Beberapa menit  kemudian, kami sampai di ujung jembatan.  Ada lobi yang cukup luas dan menghadap ke pantai.  Rombongan diarahkan oleh travel guide agar  berkumpul di lobi untuk diberikan briefing tentang itenarary pada hari itu.  Briefing sejenak kemudian dilanjutkan dengan acara foto masing-masing.
www.nanidjabar@gmail.com
Jembatan Pulau Bira

air laut bening dibawah jembatan
Air bening dibawah jembatan, karang-karang terlihat jelas

jembatan kayu pulau bira.  www.nanidjabar.blogspot.com
Berfoto di atas jembatan
Aku sedikit terkejut ketika memasuki cottage untuk menaruh barang-barang bawaan seperti ransel dan tas makanan ringan.  Aku pikir cottage ini terdiri dari beberapa kamar dan aku bersama keluargaku akan menempati satu kamar.  Ternyata tidak.  Cottage ini hanya terdiri dari dua ruangan besar yang disekat satu pintu untuk keluar masuk dari dan ke dua ruangan tersebut.  Masing-masing ruangan terdapat tiga tempat tidur  springbed, satu kamar mandi, satu meja rias beserta kursinya, satu stel sofa dan selintas semuanya terlihat tua berusia belasan tahun.

Ketika selesai menjelajah pulau dan tibalah waktu istirahat di cottage, aku baru benar-benar menyadari kalau cottage-cottage ini dibangun belasan atau mungkin puluhan tahun yang lalu.  Springbed yang sudah kusam, warna sofa yang sudah pias dan buram, ada bagian lantai kayu yang sudah keropos bahkan berlubang, dan jendela-jendela yang sudah lama tidak dibuka sehingga rapat menyatu dengan kusen.  Belum lagi kamar mandi yang terkesan angker karena watt lampu yang kecil, ditambah lagi bathtub  dan keran-keran yang sudah berkarat.  Sangat jelas cottage ini dibiarkan tidak terurus dan tidak pernah dirawat apalagi direnovasi. 

Tapi, aku dan keluarga sangat beruntung, karena teman-teman rombongan yang satu cottage adalah manusia-manusia baik yang meskipun berlimpah secara materi tapi tetap bersahaja dan penuh dengan rasa syukur dalam kondisi bagaimanapun.  Akhirnya, malampun kami lewatii dengan indah.  Berbincang, berbagi cerita dan tawa layaknya sebuah keluarga.

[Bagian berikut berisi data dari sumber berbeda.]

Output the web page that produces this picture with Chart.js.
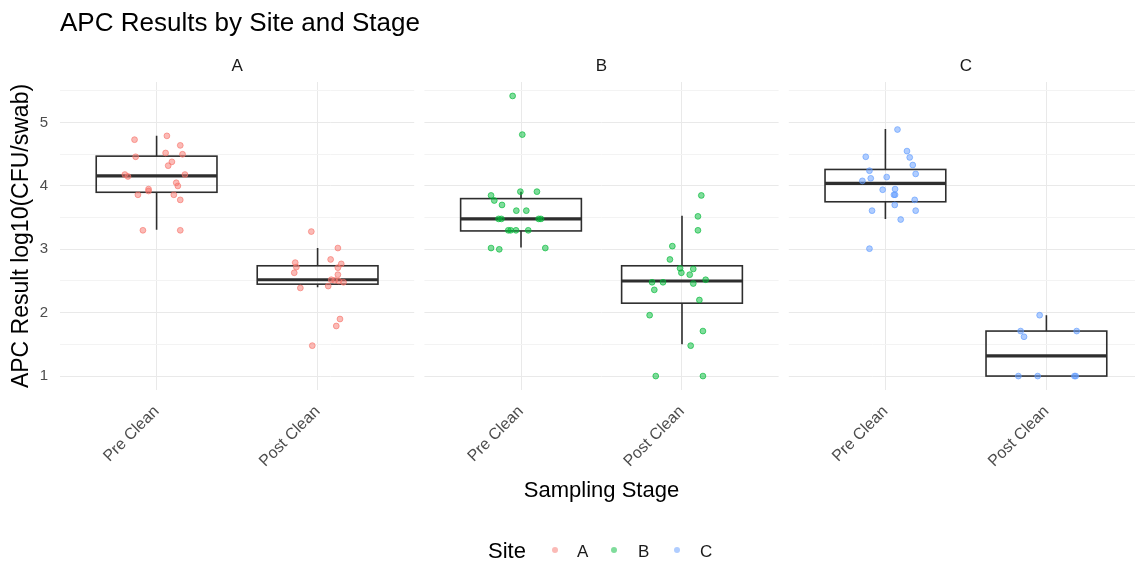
<!DOCTYPE html>
<html><head><meta charset="utf-8">
<script src="https://cdn.jsdelivr.net/npm/chart.js@4.4.1/dist/chart.umd.min.js"></script>
<style>
html,body{margin:0;padding:0;background:#fff;overflow:hidden;width:1135px;height:565px;}
#wrap{position:relative;width:1150px;height:565px;}
canvas{position:absolute;left:0;top:0;}
.lg{position:absolute;font-family:'Liberation Sans',Arial,sans-serif;line-height:1;white-space:nowrap;}
.dot{position:absolute;width:6px;height:6px;border-radius:50%;}
</style></head><body>
<div id="wrap"><canvas id="c" width="1150" height="565"></canvas></div>
<script>
// ---------- data ----------
const chartTitle = 'APC Results by Site and Stage';
const xTitle = 'Sampling Stage';
const yTitle = 'APC Result log10(CFU/swab)';
const legendTitle = 'Site';
const sites = ['A', 'B', 'C'];
const categories = ['Pre Clean', 'Post Clean'];
const yTickValues = [1, 1.5, 2, 2.5, 3, 3.5, 4, 4.5, 5, 5.5];
const siteColors = ['248,118,109', '0,186,56', '97,156,255'];

// points (y values) and horizontal jitter
const aPreY   = [4.73,4.79,4.64,4.52,4.50,4.46,4.38,4.32,4.18,4.15,4.18,4.05,4.00,3.95,3.92,3.86,3.86,3.78,3.30,3.30];
const aPreJit = [-0.137,0.064,0.147,0.056,0.161,-0.130,0.095,0.072,-0.197,-0.178,0.176,0.122,0.132,-0.050,-0.050,-0.116,0.107,0.147,-0.085,0.147];
const aPostY   = [3.28,3.02,2.84,2.79,2.77,2.72,2.71,2.63,2.60,2.52,2.51,2.50,2.48,2.39,2.42,1.90,1.79,1.48];
const aPostJit = [-0.039,0.126,0.081,-0.139,0.147,-0.132,0.126,-0.145,0.126,0.085,0.106,0.132,0.161,-0.107,0.066,0.139,0.116,-0.033];
const bPreY   = [5.42,4.81,3.91,3.91,3.85,3.77,3.70,3.61,3.61,3.48,3.48,3.48,3.48,3.30,3.30,3.30,3.30,3.02,3.00,3.02];
const bPreJit = [-0.052,0.008,-0.004,0.099,-0.186,-0.166,-0.118,-0.029,0.033,-0.139,-0.122,0.110,0.124,-0.079,-0.064,-0.031,0.045,-0.186,-0.135,0.151];
const bPostY   = [3.85,3.52,3.30,3.05,2.84,2.70,2.69,2.63,2.60,2.48,2.48,2.52,2.46,2.36,2.20,1.96,1.71,1.48,1.00,1.00];
const bPostJit = [0.120,0.099,0.099,-0.060,-0.075,-0.012,0.070,-0.004,0.048,-0.186,-0.118,0.147,0.070,-0.172,0.108,-0.201,0.130,0.054,-0.163,0.130];
const cPreY   = [4.89,4.55,4.46,4.45,4.33,4.24,4.19,4.12,4.14,4.08,3.94,3.95,3.86,3.86,3.78,3.70,3.61,3.61,3.47,3.01];
const cPreJit = [0.075,0.134,-0.122,0.151,0.170,-0.099,0.188,-0.091,0.008,-0.143,-0.017,0.060,0.053,0.060,0.182,0.058,-0.083,0.188,0.095,-0.099];
const cPostY   = [1.96,1.71,1.71,1.62,1.00,1.00,1.00,1.00];
const cPostJit = [-0.042,-0.160,0.188,-0.139,-0.174,-0.054,0.174,0.182];

// box statistics per group: A-Pre, A-Post, B-Pre, B-Post, C-Pre, C-Post
const boxLow  = [3.31, 2.40, 3.03, 1.50, 3.48, 1.00];
const boxQ1   = [3.90, 2.45, 3.29, 2.15, 3.75, 1.00];
const boxMed  = [4.16, 2.52, 3.48, 2.50, 4.04, 1.32];
const boxQ3   = [4.47, 2.74, 3.80, 2.74, 4.26, 1.71];
const boxHigh = [4.79, 3.02, 3.91, 3.53, 4.90, 1.96];

// ---------- layout helpers (facet positions on a continuous x axis) ----------
const panelGap = 0.0634;
const panelWidth = 2.2;
const panelStart = k => 0.4 + k * (panelWidth + panelGap);
const catCenter = (k, c) => panelStart(k) + 0.6 + c;
const xMin = panelStart(0);
const xMax = panelStart(sites.length - 1) + panelWidth;

const pointSets = [[aPreY, aPreJit, aPostY, aPostJit],[bPreY, bPreJit, bPostY, bPostJit],[cPreY, cPreJit, cPostY, cPostJit]];
const datasets = sites.map((s, k) => {
  const [preY, preJ, postY, postJ] = pointSets[k];
  const data = preY.map((v, i) => ({x: catCenter(k, 0) + preJ[i], y: v}))
    .concat(postY.map((v, i) => ({x: catCenter(k, 1) + postJ[i], y: v})));
  return {
    label: s, data,
    backgroundColor: 'rgba(' + siteColors[k] + ',0.5)',
    borderColor: 'rgba(' + siteColors[k] + ',0.65)',
    borderWidth: 1, pointRadius: 2.9, pointHoverRadius: 2.9
  };
});
const xTickValues = [];
sites.forEach((s, k) => categories.forEach((c, j) => xTickValues.push(catCenter(k, j))));

const FONT = "'Liberation Sans', Arial, sans-serif";

const facetPlugin = {
  id: 'facet',
  beforeDatasetsDraw(chart) {
    const {ctx, chartArea: a, scales: {x, y}} = chart;
    ctx.save();
    ctx.fillStyle = '#fff';
    for (let k = 1; k < sites.length; k++) {
      const s = x.getPixelForValue(panelStart(k) - panelGap);
      const e = x.getPixelForValue(panelStart(k));
      ctx.fillRect(s, a.top - 2, e - s, a.bottom - a.top + 4);
    }
    ctx.strokeStyle = '#2e2e2e';
    boxMed.forEach((m, i) => {
      const k = Math.floor(i / 2), c = i % 2;
      const cx = catCenter(k, c);
      const xl = x.getPixelForValue(cx - 0.375), xr = x.getPixelForValue(cx + 0.375), xm = x.getPixelForValue(cx);
      const p = v => y.getPixelForValue(v);
      ctx.lineWidth = 1.6;
      ctx.beginPath();
      ctx.moveTo(xm, p(boxQ3[i])); ctx.lineTo(xm, p(boxHigh[i]));
      ctx.moveTo(xm, p(boxQ1[i])); ctx.lineTo(xm, p(boxLow[i]));
      ctx.stroke();
      ctx.strokeRect(xl, p(boxQ3[i]), xr - xl, p(boxQ1[i]) - p(boxQ3[i]));
      ctx.lineWidth = 3.2;
      ctx.beginPath(); ctx.moveTo(xl, p(m)); ctx.lineTo(xr, p(m)); ctx.stroke();
    });
    ctx.restore();
  },
  afterDraw(chart) {
    const {ctx, chartArea: a, scales: {x}} = chart;
    ctx.save();
    ctx.fillStyle = '#000';
    ctx.font = '26px ' + FONT;
    ctx.textAlign = 'left'; ctx.textBaseline = 'alphabetic';
    ctx.fillText(chartTitle, a.left, 31);
    ctx.fillStyle = '#1a1a1a';
    ctx.font = '17px ' + FONT;
    ctx.textAlign = 'center'; ctx.textBaseline = 'middle';
    sites.forEach((s, k) => ctx.fillText(s, x.getPixelForValue(panelStart(k) + panelWidth / 2), 66));
    ctx.restore();
  }
};

new Chart(document.getElementById('c'), {
  type: 'scatter',
  data: {datasets},
  plugins: [facetPlugin],
  options: {
    responsive: false, animation: false, devicePixelRatio: 1,
    layout: {padding: {top: 82, bottom: 55, left: 0, right: 7}},
    plugins: {legend: {display: false}, tooltip: {enabled: false}, title: {display: false}},
    scales: {
      x: {
        type: 'linear', min: xMin, max: xMax,
        afterBuildTicks: s => { s.ticks = xTickValues.map(v => ({value: v})); },
        afterFit: s => { s.height = 120; },
        ticks: {autoSkip: false, minRotation: 45, maxRotation: 45, padding: 12, color: '#4d4d4d',
          font: {family: FONT, size: 16}, callback: (v, i) => categories[i % categories.length]},
        grid: {color: '#e9e9e9', lineWidth: 1, drawTicks: false},
        border: {display: false},
        title: {display: true, text: xTitle, color: '#000', font: {family: FONT, size: 22}, padding: {top: 0, bottom: 6}}
      },
      y: {
        type: 'linear', min: 0.78, max: 5.64,
        afterBuildTicks: s => { s.ticks = yTickValues.map(v => ({value: v})); },
        afterFit: s => { s.width = 60; },
        ticks: {padding: 12, color: '#4d4d4d', font: {family: FONT, size: 15},
          callback: v => Number.isInteger(v) ? String(v) : ''},
        grid: {color: c => Number.isInteger(c.tick.value) ? '#e9e9e9' : '#f3f3f3', lineWidth: 1, drawTicks: false},
        border: {display: false},
        title: {display: true, text: yTitle, color: '#000', font: {family: FONT, size: 23}, padding: {top: 8, bottom: 0}}
      }
    }
  }
});

// legend (HTML)
const wrap = document.getElementById('wrap');
const lgTitle = document.createElement('div');
lgTitle.className = 'lg'; lgTitle.style.cssText = 'left:488px;top:540px;font-size:22px;color:#000';
lgTitle.textContent = legendTitle; wrap.appendChild(lgTitle);
const dotX = [552, 611, 674], labX = [577, 638, 700];
sites.forEach((s, k) => {
  const d = document.createElement('div');
  d.className = 'dot';
  d.style.cssText = 'left:' + dotX[k] + 'px;top:547px;background:rgba(' + siteColors[k] + ',0.5)';
  wrap.appendChild(d);
  const t = document.createElement('div');
  t.className = 'lg'; t.style.cssText = 'left:' + labX[k] + 'px;top:543px;font-size:17px;color:#1a1a1a';
  t.textContent = s; wrap.appendChild(t);
});
</script>
</body></html>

cottage kayu usia puluhan tahun
Cottage berbahan kayu usia belasan tahun
Saat keheningan fajar menyapa dan membangunkan aku dari lelap.  Tiada suara adzan berkumandang, hanya suara gemerisik ranting pohon ditiup angin pantai.  Aku tenggelam dalam syahdu memenuhi kewajibanku pada-Nya.  Tidak berapa lama aku menyibak tabir jendela, ingin memastikan apakah fajar sudah menyingsing, pertanda matahari sudah mulai menampakkan sinarnya.

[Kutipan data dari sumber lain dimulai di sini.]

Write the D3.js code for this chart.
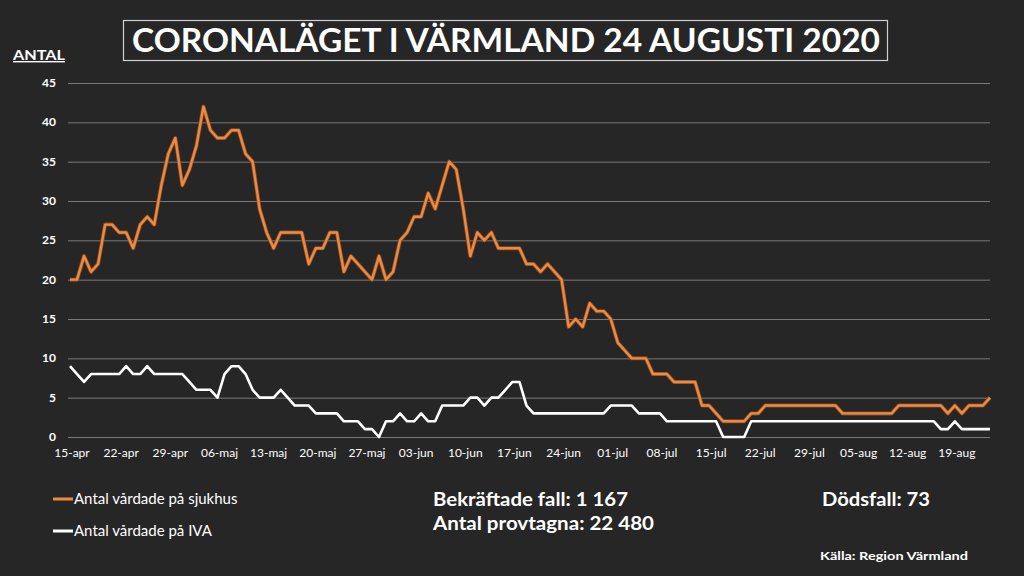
<!DOCTYPE html>
<html>
<head>
<meta charset="utf-8">
<script src="https://cdn.jsdelivr.net/npm/d3@7"></script>
<style>
  body { margin: 0; background: #262626; }
  svg { display: block; }
  .grid line { stroke: #7a7a7a; stroke-width: 1; }
  .grid .domain { display: none; }
  text { fill: #fff; font-family: Lato, "DejaVu Sans", sans-serif; }
</style>
</head>
<body>
<svg id="chart_svg"></svg>
<script>
var width = 1024, height = 576;
var margin = {top: 83, right: 34, bottom: 139, left: 70};

var startDate = new Date(2020, 3, 15);

// Antal vårdade på sjukhus, 15 apr - 24 aug
var sjukhus = [20, 20, 23, 21, 22, 27, 27, 26, 26, 24, 27, 28, 27, 32, 36, 38, 32, 34, 37, 42,
  39, 38, 38, 39, 39, 36, 35, 29, 26, 24, 26, 26, 26, 26, 22, 24, 24, 26, 26, 21,
  23, 22, 21, 20, 23, 20, 21, 25, 26, 28, 28, 31, 29, 32, 35, 34, 29, 23, 26, 25,
  26, 24, 24, 24, 24, 22, 22, 21, 22, 21, 20, 14, 15, 14, 17, 16, 16, 15, 12, 11,
  10, 10, 10, 8, 8, 8, 7, 7, 7, 7, 4, 4, 3, 2, 2, 2, 2, 3, 3, 4,
  4, 4, 4, 4, 4, 4, 4, 4, 4, 4, 3, 3, 3, 3, 3, 3, 3, 3, 4, 4,
  4, 4, 4, 4, 4, 3, 4, 3, 4, 4, 4, 5];

// Antal vårdade på IVA
var iva = [9, 8, 7, 8, 8, 8, 8, 8, 9, 8, 8, 9, 8, 8, 8, 8, 8, 7, 6, 6,
  6, 5, 8, 9, 9, 8, 6, 5, 5, 5, 6, 5, 4, 4, 4, 3, 3, 3, 3, 2,
  2, 2, 1, 1, 0, 2, 2, 3, 2, 2, 3, 2, 2, 4, 4, 4, 4, 5, 5, 4,
  5, 5, 6, 7, 7, 4, 3, 3, 3, 3, 3, 3, 3, 3, 3, 3, 3, 4, 4, 4,
  4, 3, 3, 3, 3, 2, 2, 2, 2, 2, 2, 2, 2, 0, 0, 0, 0, 2, 2, 2,
  2, 2, 2, 2, 2, 2, 2, 2, 2, 2, 2, 2, 2, 2, 2, 2, 2, 2, 2, 2,
  2, 2, 2, 2, 1, 1, 2, 1, 1, 1, 1, 1];

var tickLabels = ['15-apr', '22-apr', '29-apr', '06-maj', '13-maj', '20-maj', '27-maj',
  '03-jun', '10-jun', '17-jun', '24-jun', '01-jul', '08-jul', '15-jul', '22-jul',
  '29-jul', '05-aug', '12-aug', '19-aug'];

var yTicks = [0, 5, 10, 15, 20, 25, 30, 35, 40, 45];

var dates = sjukhus.map(function(d, i) {
  return d3.timeDay.offset(startDate, i);
});
var tickDates = tickLabels.map(function(d, i) {
  return d3.timeDay.offset(startDate, i * 7);
});

var svg = d3.select('#chart_svg')
  .attr('width', width)
  .attr('height', height);

var x = d3.scaleTime()
  .domain([dates[0], dates[dates.length - 1]])
  .range([margin.left, width - margin.right]);

var y = d3.scaleLinear()
  .domain([0, 45])
  .range([height - margin.bottom, margin.top]);

// grid
svg.append('g')
  .attr('class', 'grid')
  .attr('transform', 'translate(' + (margin.left - 2) + ',0)')
  .call(d3.axisLeft(y).tickValues(yTicks).tickSize(-(width - margin.left - margin.right + 2)).tickFormat(''));

svg.selectAll('.ylabel')
  .data(yTicks)
  .enter()
  .append('text')
  .attr('class', 'ylabel')
  .attr('x', 56)
  .attr('y', function(d) { return y(d) + 4; })
  .style('text-anchor', 'end')
  .style('font-size', '12px')
  .style('font-weight', 'bold')
  .text(function(d) { return d; });

svg.selectAll('.xlabel')
  .data(tickDates)
  .enter()
  .append('text')
  .attr('class', 'xlabel')
  .attr('x', function(d) { return x(d) + 2; })
  .attr('y', 457)
  .style('text-anchor', 'middle')
  .style('font-size', '12px')
  .text(function(d, i) { return tickLabels[i]; });

var line = d3.line()
  .x(function(d, i) { return x(dates[i]); })
  .y(function(d) { return y(d); });

svg.append('path')
  .datum(sjukhus)
  .attr('fill', 'none')
  .attr('stroke', '#8a4a1e')
  .attr('stroke-width', 4)
  .attr('stroke-linejoin', 'round')
  .attr('d', line);

svg.append('path')
  .datum(sjukhus)
  .attr('fill', 'none')
  .attr('stroke', '#ed8b45')
  .attr('stroke-width', 2.4)
  .attr('stroke-linejoin', 'round')
  .attr('d', line);

svg.append('path')
  .datum(iva)
  .attr('fill', 'none')
  .attr('stroke', '#ffffff')
  .attr('stroke-width', 2.6)
  .attr('stroke-linejoin', 'round')
  .attr('d', line);

// title
svg.append('rect')
  .attr('x', 123.5)
  .attr('y', 20.5)
  .attr('width', 764)
  .attr('height', 40)
  .attr('fill', 'none')
  .attr('stroke', '#d0d0d0')
  .attr('stroke-width', 1.2);

svg.append('text')
  .attr('x', 132)
  .attr('y', 52)
  .attr('textLength', 748)
  .attr('lengthAdjust', 'spacingAndGlyphs')
  .style('font-size', '33px')
  .style('font-weight', 'bold')
  .text('CORONALÄGET I VÄRMLAND 24 AUGUSTI 2020');

svg.append('text')
  .attr('x', 13)
  .attr('y', 60)
  .attr('textLength', 52)
  .attr('lengthAdjust', 'spacingAndGlyphs')
  .style('font-size', '14px')
  .style('font-weight', 'bold')
  .style('text-decoration', 'underline')
  .text('ANTAL');

// legend
var legend = [
  {name: 'Antal vårdade på sjukhus', color: '#ed8b45', y: 499},
  {name: 'Antal vårdade på IVA', color: '#ffffff', y: 531}
];

svg.selectAll('.leg-line')
  .data(legend)
  .enter()
  .append('line')
  .attr('x1', 53)
  .attr('x2', 73)
  .attr('y1', function(d) { return d.y; })
  .attr('y2', function(d) { return d.y; })
  .attr('stroke', function(d) { return d.color; })
  .attr('stroke-width', 3);

svg.selectAll('.leg-text')
  .data(legend)
  .enter()
  .append('text')
  .attr('x', 74)
  .attr('y', function(d) { return d.y + 5; })
  .style('font-size', '15px')
  .text(function(d) { return d.name; });

var facts = [
  {text: 'Bekräftade fall: 1 167', x: 433, y: 506, len: 195, size: 18},
  {text: 'Antal provtagna: 22 480', x: 433, y: 530, len: 221, size: 18},
  {text: 'Dödsfall: 73', x: 822, y: 506, len: 108, size: 18},
  {text: 'Källa: Region Värmland', x: 820, y: 560, len: 148, size: 12}
];

svg.selectAll('.fact')
  .data(facts)
  .enter()
  .append('text')
  .attr('x', function(d) { return d.x; })
  .attr('y', function(d) { return d.y; })
  .attr('textLength', function(d) { return d.len; })
  .attr('lengthAdjust', 'spacingAndGlyphs')
  .style('font-size', function(d) { return d.size + 'px'; })
  .style('font-weight', 'bold')
  .text(function(d) { return d.text; });
</script>
</body>
</html>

Spot sunrise di Pulau Bira adalah saat-saat yang kami tunggu.  Aku beringsut mengambil kamera, segera ku-setting mode manual dan kami pun berangkat menuju arah timur Pulau Bira.

Tidak sampai sepuluh menit menelusuri jalan setapak dibawah pohon-pohon rindang, akhirnya kami menemukan sebuah jembatan kayu berbentuk huruf L menjorok ke laut  dan berhadapan langsung dengan posisi awal terbitnya matahari.

Sepertinya tempat ini memang didesain oleh pengelola agar para pengunjung dapat menyaksikan sunrise dan menikmati semburat langit merah kekuningan dari tempat yang pas dan nyaman.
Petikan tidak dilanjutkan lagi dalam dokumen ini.